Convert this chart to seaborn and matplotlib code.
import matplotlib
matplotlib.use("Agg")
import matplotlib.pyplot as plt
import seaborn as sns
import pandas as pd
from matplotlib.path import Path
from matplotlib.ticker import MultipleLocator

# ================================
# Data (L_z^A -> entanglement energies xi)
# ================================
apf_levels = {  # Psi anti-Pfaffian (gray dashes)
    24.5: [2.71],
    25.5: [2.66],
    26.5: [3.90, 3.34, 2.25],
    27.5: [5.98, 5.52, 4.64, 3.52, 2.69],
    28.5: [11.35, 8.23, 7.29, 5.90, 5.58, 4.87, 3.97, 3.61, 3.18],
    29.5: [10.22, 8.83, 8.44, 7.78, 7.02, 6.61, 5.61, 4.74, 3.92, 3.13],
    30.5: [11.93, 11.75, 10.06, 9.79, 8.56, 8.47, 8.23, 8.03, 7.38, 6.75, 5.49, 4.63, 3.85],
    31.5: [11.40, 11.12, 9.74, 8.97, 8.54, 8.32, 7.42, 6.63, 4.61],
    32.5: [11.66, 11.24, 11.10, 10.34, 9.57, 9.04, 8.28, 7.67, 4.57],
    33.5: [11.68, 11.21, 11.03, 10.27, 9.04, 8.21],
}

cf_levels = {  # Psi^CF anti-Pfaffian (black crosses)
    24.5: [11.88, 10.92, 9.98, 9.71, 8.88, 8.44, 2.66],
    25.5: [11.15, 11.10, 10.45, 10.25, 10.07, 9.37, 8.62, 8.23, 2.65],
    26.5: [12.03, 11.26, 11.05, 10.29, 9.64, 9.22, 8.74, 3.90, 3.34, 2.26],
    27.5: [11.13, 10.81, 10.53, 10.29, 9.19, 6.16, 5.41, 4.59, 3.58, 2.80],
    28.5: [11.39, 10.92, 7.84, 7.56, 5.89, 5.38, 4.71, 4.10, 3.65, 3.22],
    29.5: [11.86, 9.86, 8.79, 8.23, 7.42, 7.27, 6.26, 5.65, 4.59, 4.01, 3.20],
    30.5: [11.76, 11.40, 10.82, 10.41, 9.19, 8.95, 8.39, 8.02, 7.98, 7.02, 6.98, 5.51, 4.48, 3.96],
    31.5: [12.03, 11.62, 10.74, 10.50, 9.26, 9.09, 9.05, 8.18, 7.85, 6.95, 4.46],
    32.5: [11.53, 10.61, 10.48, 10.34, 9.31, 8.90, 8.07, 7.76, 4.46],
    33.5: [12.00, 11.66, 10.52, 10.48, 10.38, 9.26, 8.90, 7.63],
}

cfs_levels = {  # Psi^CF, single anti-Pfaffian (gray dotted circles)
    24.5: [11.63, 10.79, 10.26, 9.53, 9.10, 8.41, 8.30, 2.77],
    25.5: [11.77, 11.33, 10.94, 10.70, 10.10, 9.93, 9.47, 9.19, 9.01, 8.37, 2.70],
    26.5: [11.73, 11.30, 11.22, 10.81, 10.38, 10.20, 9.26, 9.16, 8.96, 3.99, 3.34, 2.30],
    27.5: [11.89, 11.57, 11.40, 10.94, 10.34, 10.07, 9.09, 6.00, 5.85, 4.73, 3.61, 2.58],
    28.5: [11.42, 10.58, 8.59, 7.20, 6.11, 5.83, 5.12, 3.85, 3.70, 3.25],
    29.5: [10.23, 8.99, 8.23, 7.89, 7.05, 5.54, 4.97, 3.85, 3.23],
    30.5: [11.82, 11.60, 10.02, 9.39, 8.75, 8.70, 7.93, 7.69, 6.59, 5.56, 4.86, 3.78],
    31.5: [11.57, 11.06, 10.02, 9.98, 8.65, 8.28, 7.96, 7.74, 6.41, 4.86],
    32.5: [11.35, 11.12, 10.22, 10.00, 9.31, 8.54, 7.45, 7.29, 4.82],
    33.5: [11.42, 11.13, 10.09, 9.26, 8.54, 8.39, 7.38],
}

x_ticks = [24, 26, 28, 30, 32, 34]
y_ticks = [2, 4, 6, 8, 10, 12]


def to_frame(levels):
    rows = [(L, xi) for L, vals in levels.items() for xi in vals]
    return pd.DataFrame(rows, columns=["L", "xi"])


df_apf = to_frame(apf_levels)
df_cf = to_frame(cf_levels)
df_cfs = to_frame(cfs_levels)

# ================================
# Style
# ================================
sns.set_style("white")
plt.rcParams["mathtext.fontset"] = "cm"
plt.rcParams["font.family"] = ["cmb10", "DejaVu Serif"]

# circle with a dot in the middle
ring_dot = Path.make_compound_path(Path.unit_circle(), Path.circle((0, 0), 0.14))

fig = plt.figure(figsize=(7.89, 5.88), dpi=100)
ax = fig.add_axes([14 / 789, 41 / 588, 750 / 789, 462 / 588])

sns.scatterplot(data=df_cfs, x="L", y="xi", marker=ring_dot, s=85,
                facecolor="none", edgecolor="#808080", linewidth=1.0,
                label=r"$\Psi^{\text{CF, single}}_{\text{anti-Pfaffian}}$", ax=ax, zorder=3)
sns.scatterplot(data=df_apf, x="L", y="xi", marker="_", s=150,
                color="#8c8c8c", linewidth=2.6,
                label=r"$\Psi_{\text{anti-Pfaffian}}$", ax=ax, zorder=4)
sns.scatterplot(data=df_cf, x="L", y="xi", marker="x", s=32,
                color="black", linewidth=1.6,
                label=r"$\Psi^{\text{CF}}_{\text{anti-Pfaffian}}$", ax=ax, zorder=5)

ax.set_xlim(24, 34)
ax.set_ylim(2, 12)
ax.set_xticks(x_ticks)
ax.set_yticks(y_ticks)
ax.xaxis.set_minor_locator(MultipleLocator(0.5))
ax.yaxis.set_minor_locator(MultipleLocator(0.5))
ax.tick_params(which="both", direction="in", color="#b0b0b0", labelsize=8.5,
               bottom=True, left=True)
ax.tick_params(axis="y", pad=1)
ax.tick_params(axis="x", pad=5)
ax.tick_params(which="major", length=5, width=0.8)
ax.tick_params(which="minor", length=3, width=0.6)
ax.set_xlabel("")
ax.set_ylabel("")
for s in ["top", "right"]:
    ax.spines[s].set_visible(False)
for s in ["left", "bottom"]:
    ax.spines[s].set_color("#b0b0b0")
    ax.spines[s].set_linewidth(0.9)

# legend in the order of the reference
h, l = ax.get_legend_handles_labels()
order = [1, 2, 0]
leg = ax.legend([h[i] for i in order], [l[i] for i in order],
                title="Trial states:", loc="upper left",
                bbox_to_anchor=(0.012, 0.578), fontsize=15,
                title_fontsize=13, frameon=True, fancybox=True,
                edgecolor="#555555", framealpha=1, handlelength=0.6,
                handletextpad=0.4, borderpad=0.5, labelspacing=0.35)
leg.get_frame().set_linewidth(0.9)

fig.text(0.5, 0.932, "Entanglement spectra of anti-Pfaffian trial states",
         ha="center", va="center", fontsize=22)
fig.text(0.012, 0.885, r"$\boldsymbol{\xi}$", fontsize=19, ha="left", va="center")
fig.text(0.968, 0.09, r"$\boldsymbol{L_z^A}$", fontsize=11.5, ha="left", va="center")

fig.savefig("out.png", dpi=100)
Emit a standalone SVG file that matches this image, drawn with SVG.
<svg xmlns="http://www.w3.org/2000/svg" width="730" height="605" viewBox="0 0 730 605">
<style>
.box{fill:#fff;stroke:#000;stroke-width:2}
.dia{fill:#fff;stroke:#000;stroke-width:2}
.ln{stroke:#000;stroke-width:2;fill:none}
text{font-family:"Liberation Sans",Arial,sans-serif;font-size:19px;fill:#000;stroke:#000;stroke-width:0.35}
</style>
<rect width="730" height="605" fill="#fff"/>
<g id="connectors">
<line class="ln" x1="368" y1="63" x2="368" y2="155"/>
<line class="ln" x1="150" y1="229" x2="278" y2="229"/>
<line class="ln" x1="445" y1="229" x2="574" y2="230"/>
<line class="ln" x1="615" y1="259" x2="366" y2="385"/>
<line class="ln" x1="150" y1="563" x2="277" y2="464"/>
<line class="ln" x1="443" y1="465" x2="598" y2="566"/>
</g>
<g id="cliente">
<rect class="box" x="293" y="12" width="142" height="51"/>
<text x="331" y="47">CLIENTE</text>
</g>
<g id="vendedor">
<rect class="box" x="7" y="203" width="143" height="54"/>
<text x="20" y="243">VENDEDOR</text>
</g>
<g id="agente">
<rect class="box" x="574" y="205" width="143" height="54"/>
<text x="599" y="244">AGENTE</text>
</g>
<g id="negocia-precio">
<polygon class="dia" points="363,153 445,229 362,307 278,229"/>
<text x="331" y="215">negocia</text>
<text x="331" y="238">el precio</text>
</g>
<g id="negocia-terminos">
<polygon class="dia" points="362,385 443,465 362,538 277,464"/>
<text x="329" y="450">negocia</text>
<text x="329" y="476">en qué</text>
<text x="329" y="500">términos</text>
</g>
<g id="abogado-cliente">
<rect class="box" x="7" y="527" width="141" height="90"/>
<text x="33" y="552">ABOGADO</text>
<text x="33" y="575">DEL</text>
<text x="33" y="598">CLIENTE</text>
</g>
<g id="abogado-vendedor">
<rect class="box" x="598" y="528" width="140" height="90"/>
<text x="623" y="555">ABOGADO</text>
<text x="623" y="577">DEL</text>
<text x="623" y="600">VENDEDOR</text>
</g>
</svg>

• [EXERCISE TASK] Only the lines from the one containing "Emit a standalone" through the end of the entries above belong in the answer; repeat them exactly.

• [THE REPLY]
Emit a standalone SVG file that matches this image, drawn with SVG.
<svg xmlns="http://www.w3.org/2000/svg" width="730" height="605" viewBox="0 0 730 605">
<style>
.box{fill:#fff;stroke:#000;stroke-width:2}
.dia{fill:#fff;stroke:#000;stroke-width:2}
.ln{stroke:#000;stroke-width:2;fill:none}
text{font-family:"Liberation Sans",Arial,sans-serif;font-size:19px;fill:#000;stroke:#000;stroke-width:0.35}
</style>
<rect width="730" height="605" fill="#fff"/>
<g id="connectors">
<line class="ln" x1="368" y1="63" x2="368" y2="155"/>
<line class="ln" x1="150" y1="229" x2="278" y2="229"/>
<line class="ln" x1="445" y1="229" x2="574" y2="230"/>
<line class="ln" x1="615" y1="259" x2="366" y2="385"/>
<line class="ln" x1="150" y1="563" x2="277" y2="464"/>
<line class="ln" x1="443" y1="465" x2="598" y2="566"/>
</g>
<g id="cliente">
<rect class="box" x="293" y="12" width="142" height="51"/>
<text x="331" y="47">CLIENTE</text>
</g>
<g id="vendedor">
<rect class="box" x="7" y="203" width="143" height="54"/>
<text x="20" y="243">VENDEDOR</text>
</g>
<g id="agente">
<rect class="box" x="574" y="205" width="143" height="54"/>
<text x="599" y="244">AGENTE</text>
</g>
<g id="negocia-precio">
<polygon class="dia" points="363,153 445,229 362,307 278,229"/>
<text x="331" y="215">negocia</text>
<text x="331" y="238">el precio</text>
</g>
<g id="negocia-terminos">
<polygon class="dia" points="362,385 443,465 362,538 277,464"/>
<text x="329" y="450">negocia</text>
<text x="329" y="476">en qué</text>
<text x="329" y="500">términos</text>
</g>
<g id="abogado-cliente">
<rect class="box" x="7" y="527" width="141" height="90"/>
<text x="33" y="552">ABOGADO</text>
<text x="33" y="575">DEL</text>
<text x="33" y="598">CLIENTE</text>
</g>
<g id="abogado-vendedor">
<rect class="box" x="598" y="528" width="140" height="90"/>
<text x="623" y="555">ABOGADO</text>
<text x="623" y="577">DEL</text>
<text x="623" y="600">VENDEDOR</text>
</g>
</svg>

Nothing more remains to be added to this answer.